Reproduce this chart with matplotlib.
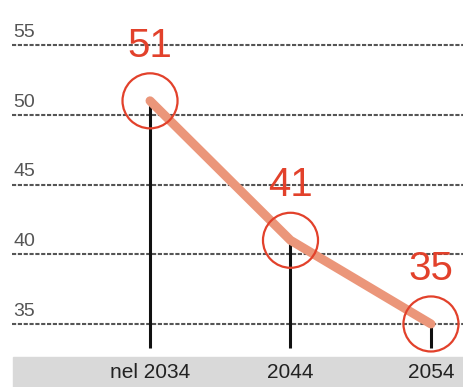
import matplotlib.pyplot as plt

# values per year
years = ["nel 2034", "2044", "2054"]
values = [51, 41, 35]
yticks = [35, 40, 45, 50, 55]

RED = "#e2412b"
ORANGE = "#eb967a"

fig = plt.figure(figsize=(4.63, 3.87), dpi=100)
ax = fig.add_axes([0, 0, 1, 1])
ax.set_axis_off()
ax.set_xlim(-1.068, 2.228)
ax.set_ylim(30.48, 58.23)

xs = list(range(len(years)))

# grey band behind the year labels
ax.axhspan(30.48, 32.63, xmin=13 / 463, xmax=1, color="#d9d9d9", zorder=0)

# dotted gridlines with labels sitting on top
for t in yticks:
    ax.plot([-0.982, 2.228], [t, t], color="#555555", lw=1.5,
            ls=(0, (2, 0.8)), zorder=1)
    ax.text(-0.975, t + 0.3, str(t), ha="left", va="bottom",
            fontsize=14, color="#555555", family="Liberation Sans")

# stems from the bottom up to each value
for x, v in zip(xs, values):
    ax.plot([x, x], [33.28, v], color="#111111", lw=2.2, zorder=2,
            solid_capstyle="butt")

# trend line
ax.plot(xs, values, color=ORANGE, lw=6.5, zorder=3,
        solid_capstyle="round", solid_joinstyle="round")

# circles and value labels
ax.scatter(xs, values, s=1570, facecolors="none", edgecolors=RED,
           linewidths=1.6, zorder=4)
for x, v in zip(xs, values):
    ax.annotate(str(v), (x, v), xytext=(0, 26), textcoords="offset points",
                ha="center", va="bottom", fontsize=29, color=RED,
                family="Liberation Sans")

# year labels
for x, lab in zip(xs, years):
    ax.text(x, 31.55, lab, ha="center", va="center", fontsize=15,
            color="#222222", family="Liberation Sans")

fig.savefig("out.png", dpi=100)
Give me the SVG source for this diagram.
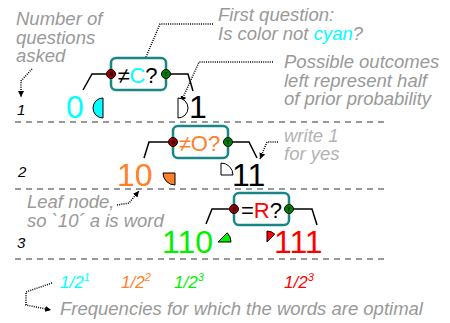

::::::::

TASK DIRECTIONS: Look for the word "with" in every line of the listing and copy the lines that have it.

SOLUTION FOR THIS PROBLEM:
Reproduce this chart with matplotlib.
# dotted gridlines with labels sitting on top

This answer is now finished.